1/3 cup chicken broth

4 tablespoons of butter

salt and pepper

Heat oil over medium and add carrots, celery, onion and garlic. Sauté until softened, about 10 minutes.

Add the curry, cumin, coriander, mustard, and salt and sauté for 3 minutes until fragrant.

Add the tomato paste and cook until slightly browned, 2-3 minutes.

Add the meat and cook until no longer pink, mashing as it cooks to break it up into small pieces.

Add broth, tomatoes and Worcestershire and simmer on medium low for 30 minutes. After 15 minutes, taste and adjust spices depending on your preferences. Depending on the curry you use, the strength could vary so you should taste as you go. Check in the middle of the cooking time because you need to cook the spices at least 15 minutes after adding for the flavor to settle. If you add them at the end they can still taste a bit powdery.

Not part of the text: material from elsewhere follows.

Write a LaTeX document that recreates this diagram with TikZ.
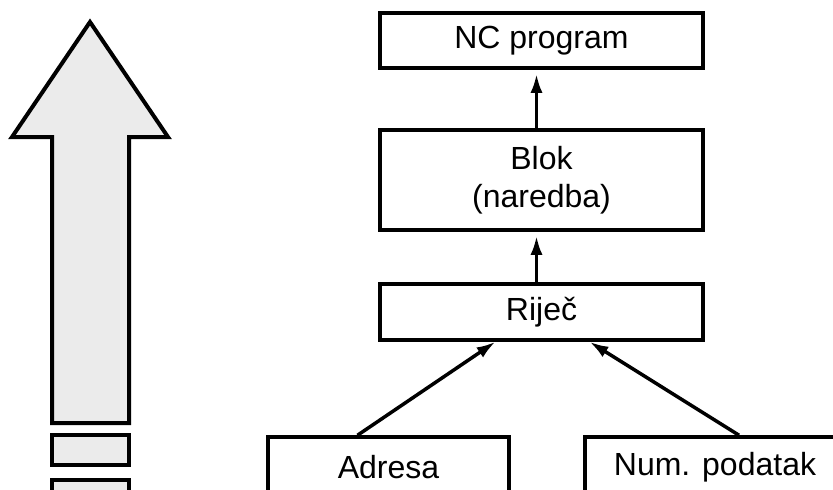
\documentclass[tikz,border=0pt]{standalone}
\usepackage{fontspec}
\setmainfont{Liberation Sans}
\usepackage{tikz}
\usetikzlibrary{
  positioning,
  arrows.meta,
  }

\begin{document}
\begin{tikzpicture}[x=1pt, y=-1pt,
    every node/.style={draw, line width=3.5pt, rectangle, minimum width=323pt, inner sep=0pt, font=\fontsize{32}{38}\selectfont},
    veza/.style={line width=3.5pt, shorten >=4pt, -{Latex[length=19pt, width=12pt]}},
    strelica/.style={line width=4pt, fill=black!8, line join=miter}]
                \clip (0,0) rectangle (833,490);
                \draw[strelica] (90,22) -- (168,137) -- (129,137) -- (129,423)
                    -- (52,423) -- (52,137) -- (12,137) -- cycle;
                \draw[strelica] (52,435) rectangle (129,465);
                \draw[strelica] (52,480) rectangle (129,505);
                \node[minimum height=55pt] (nc) at (541.5,40.5) {NC program};
                \node[minimum height=100pt, align=center] (blok) at (541.5,180) {Blok\\(naredba)};
                \node[minimum height=56pt] (rijec) at (541.5,312) {Riječ};
                \node[minimum width=241pt, minimum height=60pt] (adresa) at (388.5,467) {Adresa};
                \node[minimum width=260pt, minimum height=60pt] (num) at (715,467) {Num. podatak};
                \draw[veza] ([xshift=-5pt]blok.north) -- ([xshift=-5pt]nc.south);
                \draw[veza] ([xshift=-5pt]rijec.north) -- ([xshift=-5pt]blok.south);
                \draw[veza, shorten >=0pt] ([xshift=-31pt]adresa.north) -- ([xshift=-46pt]rijec.south);
                \draw[veza, shorten >=0pt] ([xshift=24pt]num.north) -- ([xshift=48pt]rijec.south);
            \end{tikzpicture}
\end{document}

While the meat is cooking, make the mashed potatoes. If using russets, peel the potatoes. If using new potatoes, leave the skins on. Cut into 2 inch chunks and boil in salted water until tender, about 10 minutes. Drain and mash. Add the cream, milk, broth and butter and mash again. Potatoes should be on the smooth side to make them easier to spread. Add more liquid of your choice if needed. Season with salt and pepper.

When meat is finished, pour into a 13×9 casserole dish and top with potatoes. Put a rack in the middle of the oven and broil on high. When the tops of the potatoes brown and the filling is bubbling, remove from the oven and serve.